‘Herta Müller is a writer who helps us understand what it is to be human in the 20th and 21st Centuries. Though rooted in the German ethnic minority of Romania, her writing is universal. She writes about life in a dictatorship and the individual's response of taking flight. Once again, the Nobel Prize committee has done its job - to bring to the attention of a wider public an essential writer whose lyrical prose captures the oppression of totalitarian regimes, the reality of life for many too many people today. Serpent’s Tail is very proud to publish The Passport, the first book of Herta Müller to be translated into English.’ Pete Ayrton, Serpent’s Tail
Herta Müller was born on August 17, 1953 in the German-speaking town Nitzkydorf in Banat, Romania.
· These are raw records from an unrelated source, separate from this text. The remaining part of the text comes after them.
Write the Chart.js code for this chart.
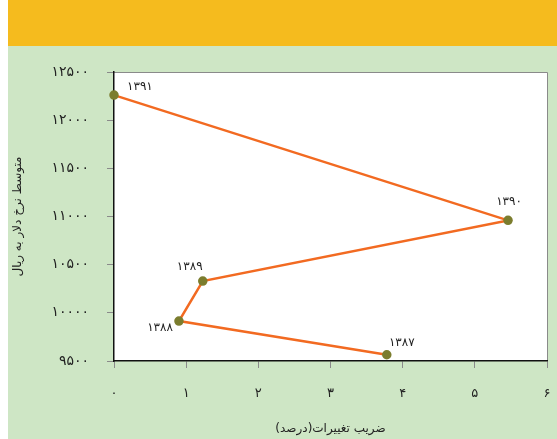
<!DOCTYPE html>
<html>
<head>
<meta charset="utf-8">
<script src="https://cdn.jsdelivr.net/npm/chart.js@4.4.1/dist/chart.umd.min.js"></script>
<style>
  html, body { margin: 0; padding: 0; background: #fff; }
  #wrap { position: relative; width: 557px; height: 439px; }
  #band { position: absolute; left: 8px; top: 0; width: 549px; height: 46px; background: #F5BB1E; }
  #green { position: absolute; left: 8px; top: 46px; width: 549px; height: 393px; background: #CEE6C5; }
  canvas { position: absolute; left: 0; top: 0; }
</style>
</head>
<body>
<div id="wrap">
  <div id="band"></div>
  <div id="green"></div>
  <canvas id="chart" width="557" height="439"></canvas>
</div>
<script>
// data
var years = ['1387', '1388', '1389', '1390', '1391'];
var cvPercent = [3.78, 0.90, 1.23, 5.46, 0.00];     // ضریب تغییرات (درصد)
var dollarRate = [9565, 9915, 10330, 10960, 12260]; // متوسط نرخ دلار به ریال
var xTicks = [0, 1, 2, 3, 4, 5, 6];
var yTicks = [9500, 10000, 10500, 11000, 11500, 12000, 12500];

// year label anchor: [align, dx, dy] relative to the point
var labelPlace = [
  ['center', 15, -12],
  ['right', -6, 7],
  ['center', -13, -14],
  ['center', 1, -18],
  ['left', 13, -8]
];

function fa(s) {
  return String(s).replace(/[0-9]/g, function (d) { return '۰۱۲۳۴۵۶۷۸۹'[d]; });
}

var FONT = 'DejaVu Sans';

var plotBg = {
  id: 'plotBg',
  beforeDraw: function (chart) {
    var a = chart.chartArea, ctx = chart.ctx;
    ctx.save();
    ctx.fillStyle = '#ffffff';
    ctx.fillRect(a.left, a.top, a.right - a.left, a.bottom - a.top);
    ctx.strokeStyle = '#8a8a8a';
    ctx.lineWidth = 1;
    ctx.beginPath();
    ctx.moveTo(a.left, a.top + 0.5); ctx.lineTo(a.right + 0.5, a.top + 0.5);
    ctx.lineTo(a.right + 0.5, a.bottom);
    ctx.stroke();
    ctx.restore();
  }
};

var yearLabels = {
  id: 'yearLabels',
  afterDatasetsDraw: function (chart) {
    var ctx = chart.ctx;
    var meta = chart.getDatasetMeta(0);
    ctx.save();
    ctx.fillStyle = '#222';
    ctx.font = '12px "' + FONT + '"';
    ctx.textBaseline = 'middle';
    meta.data.forEach(function (pt, i) {
      var p = labelPlace[i];
      ctx.textAlign = p[0];
      ctx.fillText(fa(years[i]), pt.x + p[1], pt.y + p[2]);
    });
    ctx.restore();
  }
};

var points = cvPercent.map(function (v, i) { return { x: v, y: dollarRate[i] }; });

new Chart(document.getElementById('chart'), {
  type: 'scatter',
  data: {
    datasets: [{
      data: points,
      showLine: true,
      borderColor: '#F26A21',
      borderWidth: 2.5,
      pointBackgroundColor: '#7B7D2E',
      pointBorderColor: '#7B7D2E',
      pointRadius: 3.5,
      clip: false
    }]
  },
  options: {
    responsive: false,
    animation: false,
    layout: { padding: { top: 72, right: 10, left: 0, bottom: 0 } },
    plugins: { legend: { display: false }, tooltip: { enabled: false } },
    scales: {
      x: {
        type: 'linear',
        min: 0, max: 6,
        afterBuildTicks: function (s) { s.ticks = xTicks.map(function (v) { return { value: v }; }); },
        afterFit: function (s) { s.height = 78; s.paddingLeft = 0; s.paddingRight = 0; },
        grid: { drawOnChartArea: false, tickLength: 7, color: '#8a8a8a' },
        border: { color: '#111', width: 1.5 },
        ticks: {
          padding: 18,
          color: '#222',
          font: { family: FONT, size: 13 },
          maxRotation: 0,
          callback: function (v) { return fa(v); }
        },
        title: {
          display: true,
          text: 'ضریب تغییرات(درصد)',
          color: '#222',
          font: { family: FONT, size: 12 },
          padding: { top: 0, bottom: 3 }
        }
      },
      y: {
        type: 'linear',
        min: 9500, max: 12500,
        afterBuildTicks: function (s) { s.ticks = yTicks.map(function (v) { return { value: v }; }); },
        afterFit: function (s) { s.width = 114; },
        grid: { drawOnChartArea: false, tickLength: 7, color: '#8a8a8a' },
        border: { color: '#111', width: 1.5 },
        ticks: {
          padding: 18,
          color: '#222',
          font: { family: FONT, size: 14 },
          callback: function (v) { return fa(v); }
        },
        title: {
          display: true,
          text: 'متوسط نرخ دلار به ریال',
          color: '#222',
          font: { family: FONT, size: 12 },
          padding: { top: 11, bottom: 0 }
        }
      }
    }
  },
  plugins: [plotBg, yearLabels]
});
</script>
</body>
</html>
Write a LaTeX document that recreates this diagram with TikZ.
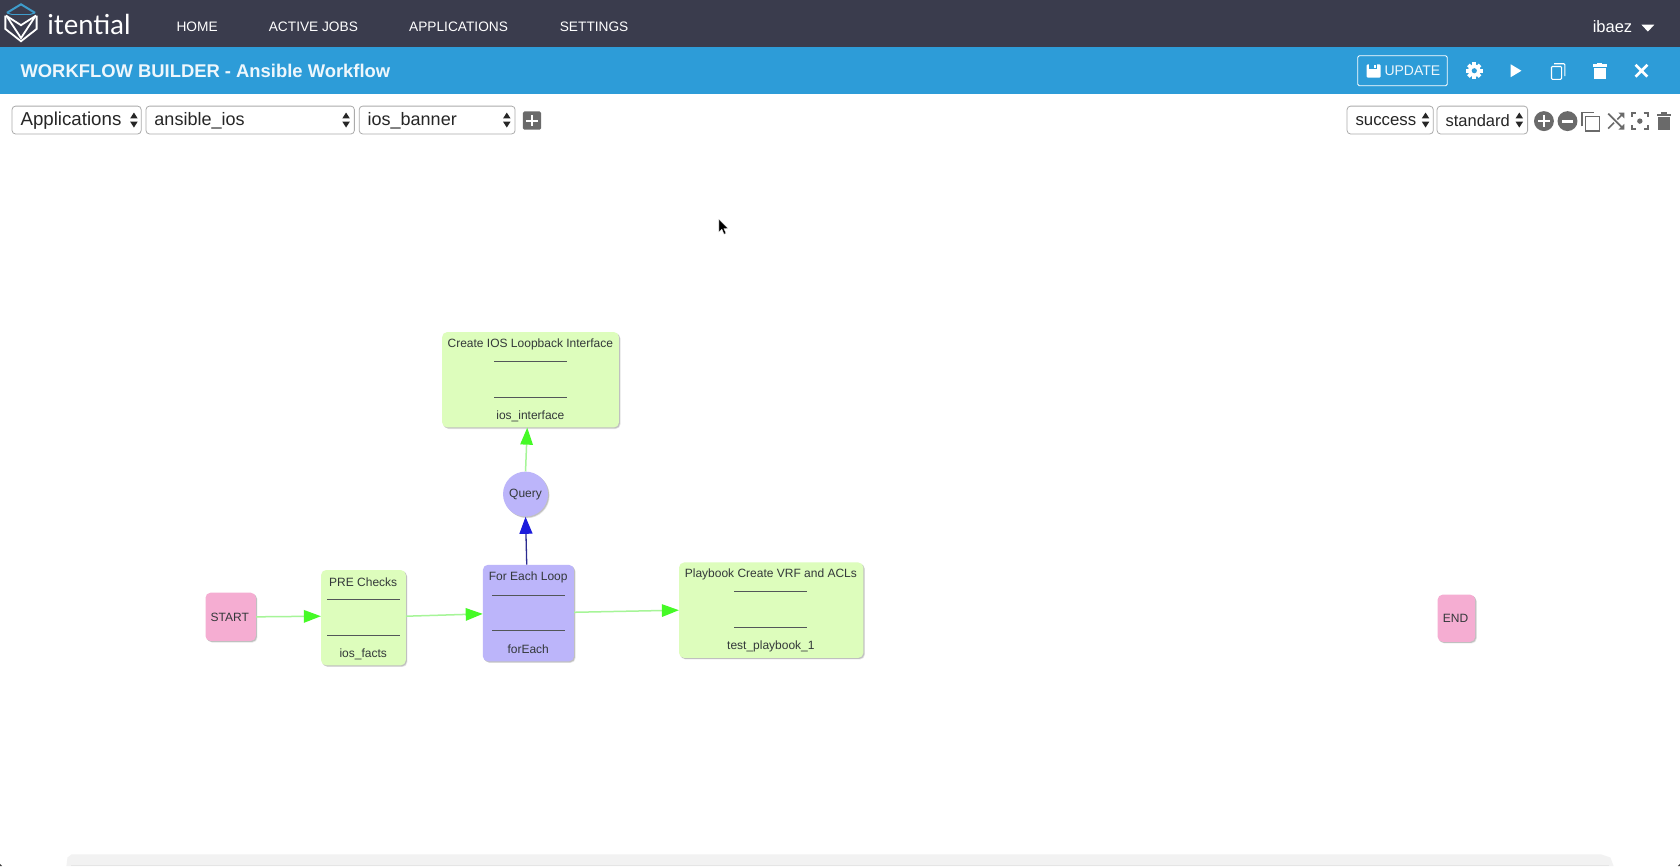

She was associated with Aktionsgruppe Banat, a circle of young German-speaking authors who, in opposition to Ceauşescu’s dictatorship, sought freedom of speech. She emigrated to Germany in 1987, after being dismissed from her job in Romania during the 1970s for her refusal to co-operate with the regime's secret police. Herta Müller currently lives in Berlin.
Müller made her debut with the collection of short stories Niederungen (1982), which was censored in Romania. Two years later, she published the uncensored version in Germany and, in the same year, Drückender Tango in Romania. In these two works, Müller depicts life in a small, German-speaking village and the corruption, intolerance and repression to be found there. Because Müller had publicly criticized the dictatorship in Romania, she was prohibited from publishing in her own country.